More than 70 percent of all smokers want to quit, according to the U.S. government, but sometimes it takes more than mere resolve. Smoking is one of the hardest bad habits to correct, largely because nicotine is so addictive. Below are 10 tips to help you realize your 2015 New Year's Eve resolution and finally give up cigarettes.
1. Stop smoking. Quitting cold turkey might sound impossible, but it's as good a strategy as any, mostly because the health benefits are immediate. "As soon as you quit, your body begins to repair the damage caused by smoking," according to the American Lung Association.
2. Write down all your reasons for quitting. Perhaps your bad habit has become too expensive. Maybe you're worried about setting a bad example for your children. Whatever the reason, write it down and frequent this list when you start to feel cravings.
3. Let your friends and family know about your plan. It's important to have a support system when the addiction feels like it is winning. Tell them why you want to quit and how they can help you quit. Be specific, according to smokefree.gov.
4. Throw out anything that reminds you of smoking. Ashtrays, lighters, matches, friends that blow smoke in your face -- they all have to go.
5. Make your home a safe haven. Don't let anyone smoke in your house, no matter what.

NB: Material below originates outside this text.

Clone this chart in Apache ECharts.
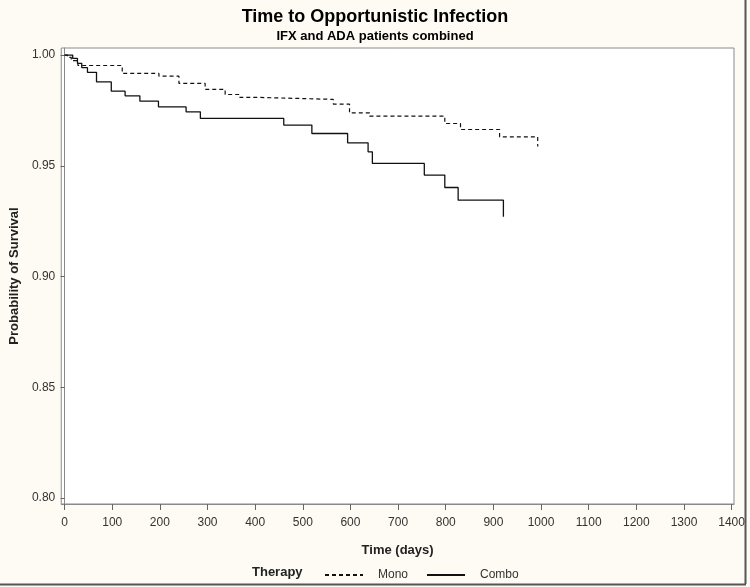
<!DOCTYPE html>
<html>
<head>
<meta charset="utf-8">
<script src="https://cdn.jsdelivr.net/npm/echarts@6/dist/echarts.min.js"></script>
<style>
	html, body { margin: 0; padding: 0; background: #fdfbf3; }
	#chart { width: 750px; height: 587px; }
</style>
</head>
<body>
<div id="chart"></div>
<script>
// 刻度
var xTicks = [0, 100, 200, 300, 400, 500, 600, 700, 800, 900, 1000, 1100, 1200, 1300, 1400];
var yTicks = [0.80, 0.85, 0.90, 0.95, 1.00];

// Mono: [days, survival]
var monoData = [
	[0, 1.0], [6, 0.9990], [14, 0.9975], [28, 0.9953], [121, 0.9917], [198, 0.9905],
	[240, 0.9872], [295, 0.9845], [337, 0.9822], [368, 0.9809], [407, 0.9800],
	[564, 0.9779], [598, 0.9739], [640, 0.9724], [798, 0.9691], [831, 0.9664],
	[913, 0.9631], [993, 0.9587]
];
// Combo: [days, survival]
var comboData = [
	[0, 1.0], [17, 0.9985], [27, 0.9963], [36, 0.9943], [48, 0.9922], [67, 0.9879],
	[98, 0.9837], [127, 0.9816], [158, 0.9792], [197, 0.9766], [255, 0.9744],
	[285, 0.9714], [460, 0.9684], [519, 0.9646], [594, 0.9604], [637, 0.9563],
	[646, 0.9511], [755, 0.9458], [798, 0.9402], [826, 0.9345], [921, 0.9270]
];

var font = "'Liberation Sans', Arial, sans-serif";

var myChart = echarts.init(document.getElementById('chart'));
var option = {
	backgroundColor: '#fdfbf3',
	animation: false,
	title: [
		{
			text: 'Time to Opportunistic Infection',
			left: 'center', top: 3,
			textStyle: { fontFamily: font, fontSize: 18, fontWeight: 'bold', color: '#000' }
		},
		{
			text: 'IFX and ADA patients combined',
			left: 'center', top: 25,
			textStyle: { fontFamily: font, fontSize: 13, fontWeight: 'bold', color: '#000' }
		}
	],
	grid: {
		left: 59, right: 16, top: 48, bottom: 83,
		show: true, backgroundColor: '#fff', borderColor: '#8a8a8a', borderWidth: 1
	},
	legend: {
		left: 319, top: 564,
		itemWidth: 38, itemHeight: 10, itemGap: 18,
		data: ['Mono', 'Combo'],
		itemStyle: { opacity: 0 },
		textStyle: { fontFamily: font, fontSize: 12, color: '#333', padding: [0, 0, 0, 10] }
	},
	graphic: [
		{ type: 'text', left: 252, top: 566,
			style: { text: 'Therapy', font: 'bold 13px ' + font, fill: '#222' } },
		{ type: 'line', shape: { x1: 745.5, y1: 0, x2: 745.5, y2: 584 }, style: { stroke: '#555', lineWidth: 2 } },
		{ type: 'line', shape: { x1: 0, y1: 584.5, x2: 746, y2: 584.5 }, style: { stroke: '#555', lineWidth: 2 } }
	],
	xAxis: {
		type: 'value', min: -7, max: 1405,
		name: 'Time (days)', nameLocation: 'middle', nameGap: 40,
		nameTextStyle: { fontFamily: font, fontSize: 13, fontWeight: 'bold', color: '#222' },
		axisLine: { lineStyle: { color: '#8a8a8a' } },
		axisTick: { customValues: xTicks, length: 6, lineStyle: { color: '#666' } },
		axisLabel: {
			customValues: xTicks, margin: 13, fontFamily: font, fontSize: 12, color: '#333',
			formatter: function(v) { return String(v); }
		},
		splitLine: { show: false }
	},
	yAxis: {
		type: 'value', min: 0.7973, max: 1.0032,
		name: 'Probability of Survival', nameLocation: 'middle', nameGap: 40,
		nameTextStyle: { fontFamily: font, fontSize: 13, fontWeight: 'bold', color: '#222' },
		axisLine: { show: true, lineStyle: { color: '#8a8a8a' } },
		axisTick: { show: true, customValues: yTicks, length: 4, lineStyle: { color: '#666' } },
		axisLabel: {
			customValues: yTicks, margin: 6, fontFamily: font, fontSize: 12, color: '#333',
			formatter: function(v) { return v.toFixed(2); }
		},
		splitLine: { show: false }
	},
	series: [
		{
			name: 'Mono', type: 'line', step: 'end', data: monoData,
			symbol: 'none',
			lineStyle: { color: '#111', width: 1.2, type: [4, 3] },
			itemStyle: { color: '#111' }
		},
		{
			name: 'Combo', type: 'line', step: 'end', data: comboData,
			symbol: 'none',
			lineStyle: { color: '#111', width: 1.3, type: 'solid' },
			itemStyle: { color: '#111' }
		}
	]
};
myChart.setOption(option);
</script>
</body>
</html>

6. Give yourself a fact check. When the urge to smoke gets too strong, remind yourself of the facts: Smoking is the top cause of preventable death in the U.S., with more than 393,000 deaths per year. Smokers die on average 13 years earlier than nonsmokers, the Centers for Disease Control and Prevention reports.
7. Seek professional help if necessary. A few options include: SmokefreeTXT, a mobile text messaging service for people trying to quit; Quitlines, a hotline with quit smoking counselors, and Quit Smoking Apps, or mobile phone applications that can provide support and track your progress.
8. Reward your good behavior. Celebrate every milestone, including reaching 24 hours smoke free, one week smoke free and one month smoke free. Reward yourself with a special treat such as a fancy dinner or a bubble bath.
9. Know your triggers. Triggers, including feelings, places or things, make you want to smoke. Identify them and try to avoid them as much as possible, according to the National Cancer Institute.
10. Don't give up. Even if you have a relapse, even if that relapse lasts a few months, keep trying. Some people try quitting eight times before they are successful, Readers Digest says.